Эфрон был обречен и как бывший белогвардеец, и как лицо непролетарского происхождения, проникшее в «органы» госбезопасности, и как человекАбрама Слуцкого (умер или убит в 1938-м), Сергея Шпигельгласса (арестован в 1938-м), недавно работавших под руководством Генриха Ягоды (расстрелян в 1938-м).

Сергей Эфрон был арестован 10 октября 1939 года (еще раньше арестовали его дочь Ариадну Эфрон). Он выдержал очень долгое следствие, во время которого не раз попадал в больницу (легко можем догадаться, почему). Никого не оклеветал, не оговорил. В своем последнем слове перед Военной коллегией Верховного суда СССР Эфрон скажет: «Я не был шпионом, я был честным агентом советской разведки. Я знаю одно, что начиная с 1931 года вся моя деятельность была направлена в пользу Советского Союза»[14]. Его расстреляют 16 октября 1941 года.

Сергей Яковлевич был настоящим русским патриотом. Он служил Отечеству так, как мог, как понимал интересы Отечества. Честно, как солдат, исполнял приказы. Но любовь к Родине оказалась, так сказать, невзаимной. Изгнание в 1920-м. Тюрьма в 1939-м. Расстрел в 1941-м. Погубленная семья. Его честное имя было восстановлено при реабилитации в 1956-м, но и сейчас многие почему-то несмешливо, несерьезно относятся к памяти Сергея Эфрона. Считают «Сережу» каким-то нелепым и странным человеком, неудачником. А он – фигура трагическая, воин и рыцарь, пусть не плаща и шпаги, а плаща и кинжала.

 

[1] Он имел в виду револьвер Айвера Джонсона – IverJohnson.

[2] Цветаева без глянца. СПб.: Пальмира, 2016. С. 184.

[3] Цветаева без глянца. С. 185.

[4] В 1934 году внешняя разведка была передана под управление Главного управления государственной безопасности (ГУГБ) НКВД СССР.

[5] Львова С.Н. «…Тогда жили страшной жизнью» // Болшево: литературный историко-краеведческий альманах. 1992. Вып. 2. С. 252.
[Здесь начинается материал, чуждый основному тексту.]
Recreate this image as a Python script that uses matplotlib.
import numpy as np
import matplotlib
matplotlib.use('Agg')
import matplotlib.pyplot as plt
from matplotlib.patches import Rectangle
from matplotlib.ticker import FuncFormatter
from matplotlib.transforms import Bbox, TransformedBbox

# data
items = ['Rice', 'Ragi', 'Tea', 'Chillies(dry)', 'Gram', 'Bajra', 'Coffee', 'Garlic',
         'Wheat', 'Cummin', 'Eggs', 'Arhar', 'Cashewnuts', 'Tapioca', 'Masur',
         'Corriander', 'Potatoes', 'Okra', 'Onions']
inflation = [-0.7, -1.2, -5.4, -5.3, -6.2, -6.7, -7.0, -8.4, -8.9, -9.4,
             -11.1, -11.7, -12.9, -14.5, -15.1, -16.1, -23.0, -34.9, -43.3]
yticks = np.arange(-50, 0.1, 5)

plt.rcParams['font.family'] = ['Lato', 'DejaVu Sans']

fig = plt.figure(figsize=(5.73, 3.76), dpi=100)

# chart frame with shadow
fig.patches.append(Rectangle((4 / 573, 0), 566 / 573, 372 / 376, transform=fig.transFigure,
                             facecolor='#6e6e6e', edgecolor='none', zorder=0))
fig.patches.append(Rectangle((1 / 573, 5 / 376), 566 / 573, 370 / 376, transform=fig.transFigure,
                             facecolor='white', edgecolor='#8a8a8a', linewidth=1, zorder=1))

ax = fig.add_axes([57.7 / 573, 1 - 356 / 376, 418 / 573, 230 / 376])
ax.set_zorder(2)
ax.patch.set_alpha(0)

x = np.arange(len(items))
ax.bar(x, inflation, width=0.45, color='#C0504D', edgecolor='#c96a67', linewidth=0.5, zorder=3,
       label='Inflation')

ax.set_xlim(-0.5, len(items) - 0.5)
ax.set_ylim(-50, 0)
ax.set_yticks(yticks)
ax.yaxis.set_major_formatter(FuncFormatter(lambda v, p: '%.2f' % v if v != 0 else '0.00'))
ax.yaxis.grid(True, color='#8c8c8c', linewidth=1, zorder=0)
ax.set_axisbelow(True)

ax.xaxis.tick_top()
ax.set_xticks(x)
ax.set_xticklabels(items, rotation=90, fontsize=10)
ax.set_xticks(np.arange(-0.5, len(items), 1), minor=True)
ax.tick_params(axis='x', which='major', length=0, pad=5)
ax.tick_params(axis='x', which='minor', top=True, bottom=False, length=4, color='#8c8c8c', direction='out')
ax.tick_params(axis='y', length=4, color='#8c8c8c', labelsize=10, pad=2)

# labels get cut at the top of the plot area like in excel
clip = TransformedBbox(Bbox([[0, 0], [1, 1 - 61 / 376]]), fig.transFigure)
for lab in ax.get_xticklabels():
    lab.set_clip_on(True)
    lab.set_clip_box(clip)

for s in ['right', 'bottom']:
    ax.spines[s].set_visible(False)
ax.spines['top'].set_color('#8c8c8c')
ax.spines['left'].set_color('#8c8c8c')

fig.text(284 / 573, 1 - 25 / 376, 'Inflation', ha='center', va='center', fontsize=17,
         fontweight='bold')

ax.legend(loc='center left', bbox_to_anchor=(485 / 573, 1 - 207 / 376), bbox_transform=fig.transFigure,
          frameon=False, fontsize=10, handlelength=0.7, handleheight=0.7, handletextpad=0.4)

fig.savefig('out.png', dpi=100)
[6] Эфрон К.М. Из разговоров с Сергеем Яковлевичем Эфроном // Жупикова Е. Ф. Е. П. Дурново (Эфрон). История и мифы. М.: Прометей, 2012. С. 339.

[7]Файнберг М., Клюкин Ю. Дело Сергея Эфрона // Столица. 1992. № 39. С. 59.
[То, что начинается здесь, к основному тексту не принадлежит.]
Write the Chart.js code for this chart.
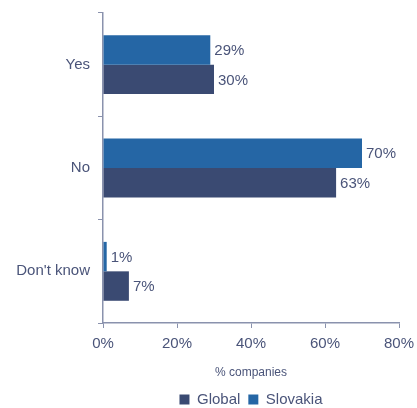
<!DOCTYPE html>
<html>
<head>
<meta charset="utf-8">
<script src="https://cdn.jsdelivr.net/npm/chart.js@4/dist/chart.umd.min.js"></script>
<style>
  html, body { margin: 0; padding: 0; background: #fff; }
  #wrap { width: 417px; height: 408px; }
</style>
</head>
<body>
<div id="wrap"><canvas id="chart"></canvas></div>
<script>
const categories = ['Yes', 'No', "Don't know"];
const slovakia = [29, 70, 1];
const global = [30, 63, 7];
const xTicks = [0, 20, 40, 60, 80];

const textColor = '#4a5479';
const axisColor = '#8a92ad';
const fontFamily = '"Liberation Sans", Arial, sans-serif';

// draws "29%" etc. just past the end of each bar
const valueLabels = {
  id: 'valueLabels',
  afterDatasetsDraw(chart) {
    const ctx = chart.ctx;
    ctx.save();
    ctx.font = '15px ' + fontFamily;
    ctx.fillStyle = textColor;
    ctx.textBaseline = 'middle';
    ctx.textAlign = 'left';
    chart.data.datasets.forEach((ds, i) => {
      chart.getDatasetMeta(i).data.forEach((bar, j) => {
        ctx.fillText(ds.data[j] + '%', bar.x + 4, bar.y + 1);
      });
    });
    ctx.restore();
  }
};

// center the legend under the plot area and push it a bit lower
const legendUnderPlot = {
  id: 'legendUnderPlot',
  afterLayout(chart) {
    const lg = chart.legend;
    if (!lg) return;
    lg.left = chart.chartArea.left;
    lg.right = chart.chartArea.right;
    const shift = chart.height - lg.bottom + 9;
    lg.top += shift;
    lg.bottom += shift;
    lg.adjustHitBoxes && lg.adjustHitBoxes();
  }
};

new Chart(document.getElementById('chart'), {
  type: 'bar',
  data: {
    labels: categories,
    datasets: [
      { label: 'Slovakia', data: slovakia, backgroundColor: '#2566a5' },
      { label: 'Global', data: global, backgroundColor: '#3a4a72' }
    ]
  },
  options: {
    indexAxis: 'y',
    responsive: true,
    maintainAspectRatio: false,
    animation: false,
    categoryPercentage: 0.57,
    barPercentage: 1.0,
    layout: { padding: { top: 13, right: 18, left: 0, bottom: 0 } },
    scales: {
      x: {
        min: 0,
        max: 80,
        afterBuildTicks(axis) { axis.ticks = xTicks.map(v => ({ value: v })); },
        afterFit(axis) {
          axis.paddingLeft = 0;
          axis.paddingRight = 0;
          axis.height = 52;
        },
        ticks: {
          color: textColor,
          font: { family: fontFamily, size: 15 },
          padding: 7,
          callback: v => v + '%'
        },
        grid: { drawOnChartArea: false, drawTicks: true, tickLength: 5, color: axisColor },
        border: { color: axisColor, width: 1.5 },
        title: {
          display: true,
          text: '% companies',
          color: textColor,
          font: { family: fontFamily, size: 12 },
          padding: { top: 12, bottom: -5 }
        }
      },
      y: {
        afterFit(axis) {
          axis.width = 103;
          axis.paddingTop = 0;
          axis.paddingBottom = 0;
        },
        ticks: {
          color: textColor,
          font: { family: fontFamily, size: 15 },
          padding: 8
        },
        grid: { drawOnChartArea: false, drawTicks: true, tickLength: 5, color: axisColor, offset: true },
        border: { color: axisColor, width: 1.5 }
      }
    },
    plugins: {
      legend: {
        position: 'bottom',
        reverse: true,
        labels: {
          color: textColor,
          font: { family: fontFamily, size: 15 },
          boxWidth: 10,
          boxHeight: 10,
          padding: 8
        }
      },
      tooltip: { enabled: false }
    }
  },
  plugins: [valueLabels, legendUnderPlot]
});
</script>
</body>
</html>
[8]Шенталинский В. Марина, Ариадна, Сергей // Новый мир. 1997. № 4. С. 186.

[9] 27 ноября 1937-го Цветаеву снова будут допрашивать.

[10] Эфрон Г.С. Дневники. М.: Варгиус, 2005. Т. 1. С. 334.

[11]Файнберг М., Клюкин Ю. «По вновь открывшимся обстоятельствам…» // Болшево: литературный историко-краеведческий альманах. 1992. Вып. 2. С. 163.

[12]Швейцер В. Марина Цветаева. М.: Молодая гвардия, 2009. С. 472.

[13]Эфрон К.М. Из разговоров с Сергеем Яковлевичем Эфроном. С. 340.

[14]Файнберг М., Клюкин Ю. Дело Сергея Эфрона // Столица. 1992. № 39. С. 61.